Immune System Complexity
The immune system is incredibly complex and a focus of a great deal of scientific research. Fundamentally, vaccines are an intentional harnessing of this system to protect people from diseases. As there is still much about the immune response that we are still learning, not all of our vaccine efforts are successful, and in some cases dangerous side effects may result. Of particular concern, to those that create vaccines, is the problem of antibody-dependent enhancement (ADE). This is a situation in which repeated exposer to a virus either naturally or after vaccination results in severe illness that can be deadly. This is an issue for some diseases for which we have vaccines (yellow fever, dengue fever) and others for which we do not (Zika, SARS). A hindrance to vaccine development is that it can be difficult to predict beforehand whether a vaccine against a specific virus will cause ADE. ADE can be discovered during the clinical trial phases of vaccine research, and must be accounted for when pushing vaccine candidates through the development pipeline. Significant harm can result from insufficiently tested vaccines should they be made widely available.
Aside from ADE some vaccines simply are not completely effective. They do not induce strong immune responses or only induce transient responses. That is not to say such vaccines are useless, but they require multiple dosing, high vaccine doses, or further refinement / improvement by adding enhancers (adjuvants) to increase their effectiveness. We see these issues with the vaccines for Hepatitis A and Hepatitis B. While the vaccines exist and have so for many years, the Hep. A vaccine requires multiple doses, Hep. B requires a high dose and scientists continue to try to improve the vaccine with changes to the adjuvants.
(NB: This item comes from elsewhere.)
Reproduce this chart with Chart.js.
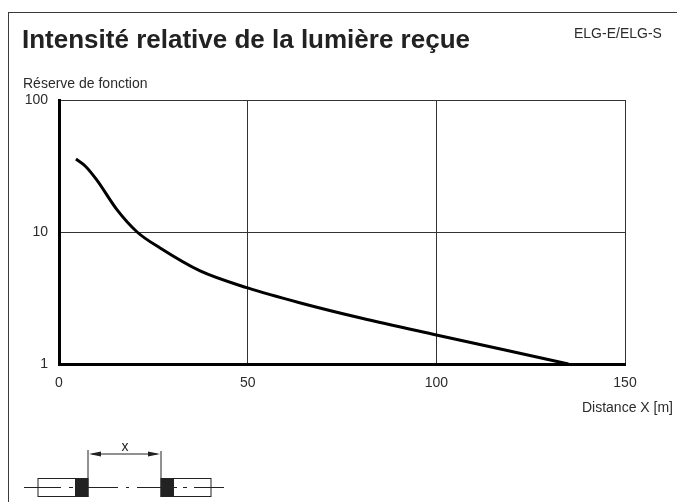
<!DOCTYPE html>
<html lang="fr">
<head>
<meta charset="UTF-8">
<title>Intensité relative de la lumière reçue</title>
<script src="https://cdn.jsdelivr.net/npm/chart.js"></script>
<style>
    html, body { margin: 0; padding: 0; background: #fff; }
    body { width: 677px; height: 502px; position: relative; overflow: hidden; font-family: 'Liberation Sans', Arial, sans-serif; color: #2b2b2b; }
    #frame { position: absolute; left: 8px; top: 12px; width: 680px; height: 500px; border: 1px solid #3a3a3a; box-sizing: border-box; }
    canvas { position: absolute; left: 0; top: 0; }
    .txt { position: absolute; white-space: nowrap; font-size: 14px; line-height: 16px; }
    h1 { position: absolute; left: 22px; top: 24px; margin: 0; font-size: 26px; line-height: 30px; font-weight: bold; white-space: nowrap; color: #222; }
    svg { position: absolute; left: 0; top: 430px; }
</style>
</head>
<body>
<div id="frame"></div>
<canvas id="chart" width="677" height="502"></canvas>
<h1>Intensité relative de la lumière reçue</h1>
<div class="txt" style="left:574px;top:25px">ELG-E/ELG-S</div>
<div class="txt" style="left:23px;top:75px">Réserve de fonction</div>
<div class="txt" style="right:4px;top:399px">Distance X [m]</div>
<svg width="240" height="72" viewBox="0 430 240 72">
    <g stroke="#222" fill="none" stroke-width="1">
        <rect x="38" y="478.5" width="50" height="18"/>
        <rect x="161" y="478.5" width="50" height="18"/>
        <path d="M88 450V497M161 451V497M92 454H157"/>
        <path d="M24 487.5H61M69 487.5H73M88 487.5H118M126 487.5H129M137 487.5H161M174 487.5H177M183 487.5H187M194 487.5H224"/>
    </g>
    <rect x="75" y="478" width="13" height="19" fill="#222"/>
    <rect x="161" y="478" width="13" height="19" fill="#222"/>
    <path d="M89 454L101 451.5V456.5ZM160 454L148 451.5V456.5Z" fill="#222"/>
    <text x="125" y="451" font-size="14" text-anchor="middle" fill="#222">x</text>
</svg>
<script>
    const distance = [4.5, 7, 10, 15.4, 20.7, 26.8, 37.4, 50, 64, 80, 100, 117, 135];
    const reserve = [35.7, 31.5, 24.8, 14.7, 10, 7.56, 5.07, 3.77, 2.9, 2.23, 1.66, 1.3, 1];
    const xTicks = [0, 50, 100, 150];
    const yTicks = [1, 10, 100];

    const points = distance.map((d, i) => ({ x: d, y: reserve[i] }));

    new Chart(document.getElementById('chart').getContext('2d'), {
        type: 'line',
        data: {
            datasets: [{
                data: points,
                borderColor: '#000',
                borderWidth: 3,
                pointRadius: 0,
                cubicInterpolationMode: 'monotone',
                fill: false
            }]
        },
        options: {
            responsive: false,
            animation: false,
            layout: { padding: { left: 0, top: 100, right: 52, bottom: 108 } },
            plugins: { legend: { display: false }, tooltip: { enabled: false } },
            scales: {
                x: {
                    type: 'linear',
                    min: 0,
                    max: 150,
                    afterBuildTicks: s => { s.ticks = xTicks.map(v => ({ value: v })); },
                    afterFit: s => { s.height = 30; },
                    grid: { color: '#333', lineWidth: 1, tickLength: 0 },
                    border: { color: '#000', width: 3 },
                    ticks: { color: '#2b2b2b', font: { family: 'Liberation Sans', size: 14 }, padding: 11, maxRotation: 0 }
                },
                y: {
                    type: 'logarithmic',
                    min: 1,
                    max: 100,
                    afterBuildTicks: s => { s.ticks = yTicks.map(v => ({ value: v })); },
                    afterFit: s => { s.width = 59; },
                    grid: { color: '#333', lineWidth: 1, tickLength: 0 },
                    border: { color: '#000', width: 3 },
                    ticks: { color: '#2b2b2b', font: { family: 'Liberation Sans', size: 14 }, padding: 11, callback: v => String(v) }
                }
            }
        }
    });
</script>
</body>
</html>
What it means for COVID-19: The virus that causes COVID-19 is a close relative of that which caused SARS, a disease that showed the potential for ADE after vaccination. As SARS disappeared, due to the fact that those infected rapidly became ill and were therefore treated/quarantined, vaccine efforts were never completed. While we don’t know if ADE will be a problem with COVID-19 vaccines, the fact that they seemed to occur with SARS vaccine candidates should lead to a cautious approach to development and some skepticism of rapid vaccine development. We also do not know how effective the first vaccines potentially will be. If high doses of the vaccine are needed, there could be risks for people with weakened immune systems. Should adjuvants be needed, it may take many attempts to develop an optimal vaccine formulation. If multiple doses are needed, it will take immense amounts of manufacturing capability to vaccinate the general population. The potential difficulties are numerous.
In summary, there are a variety of ways vaccine discovery can be slowed, lead to failure, or even cause harm outright. While optimism in human ingenuity, the scientific process, and humanities wide range of institutions (governmental, transnational, and industry) to meet the challenge of vaccine development is to be commended, it is necessary to temper that optimism with realistic expectations of the challenges that need to be overcome. If the technology is not currently available, I strongly believe it will eventually be developed. As vaccine research progressing leaders should continually be assessing potential developmental timelines rationally and use those assessments to shape our individual and collective responses to the current Pandemic.